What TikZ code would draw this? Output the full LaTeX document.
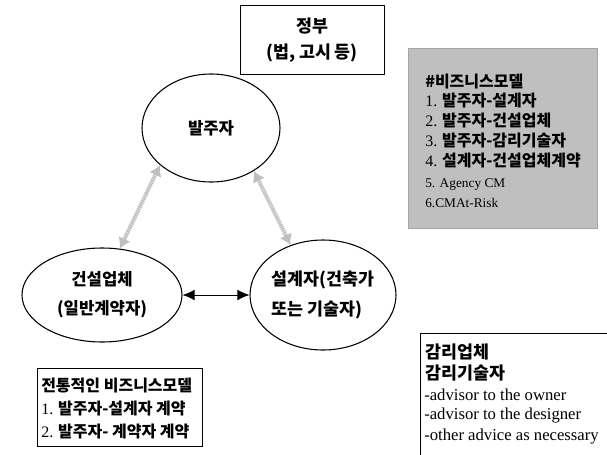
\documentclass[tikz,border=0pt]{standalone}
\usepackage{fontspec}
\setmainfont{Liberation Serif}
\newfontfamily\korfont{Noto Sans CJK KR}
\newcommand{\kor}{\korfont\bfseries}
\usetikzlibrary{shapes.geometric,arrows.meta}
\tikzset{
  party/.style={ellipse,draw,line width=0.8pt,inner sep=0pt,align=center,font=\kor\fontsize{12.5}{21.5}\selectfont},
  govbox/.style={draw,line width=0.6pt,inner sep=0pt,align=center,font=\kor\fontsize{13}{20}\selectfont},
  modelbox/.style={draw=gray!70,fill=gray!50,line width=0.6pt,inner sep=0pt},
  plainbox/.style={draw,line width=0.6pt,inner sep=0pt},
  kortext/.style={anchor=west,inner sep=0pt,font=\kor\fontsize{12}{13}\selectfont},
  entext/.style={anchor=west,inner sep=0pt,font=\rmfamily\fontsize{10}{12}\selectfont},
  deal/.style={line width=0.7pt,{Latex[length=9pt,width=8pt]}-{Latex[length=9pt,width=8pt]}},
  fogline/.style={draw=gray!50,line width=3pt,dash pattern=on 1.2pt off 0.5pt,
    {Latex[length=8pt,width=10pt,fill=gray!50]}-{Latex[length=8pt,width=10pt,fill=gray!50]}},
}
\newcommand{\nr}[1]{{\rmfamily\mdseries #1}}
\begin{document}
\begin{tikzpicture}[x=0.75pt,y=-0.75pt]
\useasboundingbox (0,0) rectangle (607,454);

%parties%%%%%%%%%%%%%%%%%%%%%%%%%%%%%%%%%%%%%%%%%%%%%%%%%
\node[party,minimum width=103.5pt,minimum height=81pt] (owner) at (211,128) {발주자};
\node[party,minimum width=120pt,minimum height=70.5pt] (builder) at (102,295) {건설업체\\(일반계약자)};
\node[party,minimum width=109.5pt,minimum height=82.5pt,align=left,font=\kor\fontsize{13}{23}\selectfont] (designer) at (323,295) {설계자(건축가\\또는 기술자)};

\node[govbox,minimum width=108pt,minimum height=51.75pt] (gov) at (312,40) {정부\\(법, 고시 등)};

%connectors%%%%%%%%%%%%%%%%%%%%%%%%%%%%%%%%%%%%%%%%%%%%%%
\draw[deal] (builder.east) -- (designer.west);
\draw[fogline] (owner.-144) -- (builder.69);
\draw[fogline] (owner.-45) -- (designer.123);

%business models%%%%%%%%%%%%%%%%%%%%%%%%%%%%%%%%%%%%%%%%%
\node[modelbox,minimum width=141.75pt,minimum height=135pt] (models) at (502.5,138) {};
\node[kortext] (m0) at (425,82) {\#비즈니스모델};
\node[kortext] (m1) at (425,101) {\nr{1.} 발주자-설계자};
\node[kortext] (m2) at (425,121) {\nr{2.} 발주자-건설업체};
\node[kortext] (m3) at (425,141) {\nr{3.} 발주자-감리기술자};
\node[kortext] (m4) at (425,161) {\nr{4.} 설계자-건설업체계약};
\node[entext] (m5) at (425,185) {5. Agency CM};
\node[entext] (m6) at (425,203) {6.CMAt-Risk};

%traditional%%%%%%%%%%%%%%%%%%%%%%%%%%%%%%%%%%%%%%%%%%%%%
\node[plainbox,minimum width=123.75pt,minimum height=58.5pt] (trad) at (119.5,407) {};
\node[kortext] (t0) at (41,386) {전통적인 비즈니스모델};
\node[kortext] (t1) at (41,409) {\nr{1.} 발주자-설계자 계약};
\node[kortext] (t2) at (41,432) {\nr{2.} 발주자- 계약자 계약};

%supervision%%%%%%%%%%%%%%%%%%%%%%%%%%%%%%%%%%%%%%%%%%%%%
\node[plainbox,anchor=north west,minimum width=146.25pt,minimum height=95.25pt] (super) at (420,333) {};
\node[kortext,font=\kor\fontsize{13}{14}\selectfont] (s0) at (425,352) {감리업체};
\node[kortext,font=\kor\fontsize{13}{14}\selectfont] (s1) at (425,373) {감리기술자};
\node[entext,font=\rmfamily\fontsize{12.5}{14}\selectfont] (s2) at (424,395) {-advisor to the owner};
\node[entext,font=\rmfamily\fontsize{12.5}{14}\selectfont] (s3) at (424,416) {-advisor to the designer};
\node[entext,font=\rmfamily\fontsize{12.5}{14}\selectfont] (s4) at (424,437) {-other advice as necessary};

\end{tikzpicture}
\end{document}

• • • • • • •

Problem details =
Skip every picture and return the lines above from the top through the one that contains "width=108pt,minimum height=51.75pt] (gov)".

Answer to the exercise =
What TikZ code would draw this? Output the full LaTeX document.
\documentclass[tikz,border=0pt]{standalone}
\usepackage{fontspec}
\setmainfont{Liberation Serif}
\newfontfamily\korfont{Noto Sans CJK KR}
\newcommand{\kor}{\korfont\bfseries}
\usetikzlibrary{shapes.geometric,arrows.meta}
\tikzset{
  party/.style={ellipse,draw,line width=0.8pt,inner sep=0pt,align=center,font=\kor\fontsize{12.5}{21.5}\selectfont},
  govbox/.style={draw,line width=0.6pt,inner sep=0pt,align=center,font=\kor\fontsize{13}{20}\selectfont},
  modelbox/.style={draw=gray!70,fill=gray!50,line width=0.6pt,inner sep=0pt},
  plainbox/.style={draw,line width=0.6pt,inner sep=0pt},
  kortext/.style={anchor=west,inner sep=0pt,font=\kor\fontsize{12}{13}\selectfont},
  entext/.style={anchor=west,inner sep=0pt,font=\rmfamily\fontsize{10}{12}\selectfont},
  deal/.style={line width=0.7pt,{Latex[length=9pt,width=8pt]}-{Latex[length=9pt,width=8pt]}},
  fogline/.style={draw=gray!50,line width=3pt,dash pattern=on 1.2pt off 0.5pt,
    {Latex[length=8pt,width=10pt,fill=gray!50]}-{Latex[length=8pt,width=10pt,fill=gray!50]}},
}
\newcommand{\nr}[1]{{\rmfamily\mdseries #1}}
\begin{document}
\begin{tikzpicture}[x=0.75pt,y=-0.75pt]
\useasboundingbox (0,0) rectangle (607,454);

%parties%%%%%%%%%%%%%%%%%%%%%%%%%%%%%%%%%%%%%%%%%%%%%%%%%
\node[party,minimum width=103.5pt,minimum height=81pt] (owner) at (211,128) {발주자};
\node[party,minimum width=120pt,minimum height=70.5pt] (builder) at (102,295) {건설업체\\(일반계약자)};
\node[party,minimum width=109.5pt,minimum height=82.5pt,align=left,font=\kor\fontsize{13}{23}\selectfont] (designer) at (323,295) {설계자(건축가\\또는 기술자)};

\node[govbox,minimum width=108pt,minimum height=51.75pt] (gov) at (312,40) {정부\\(법, 고시 등)};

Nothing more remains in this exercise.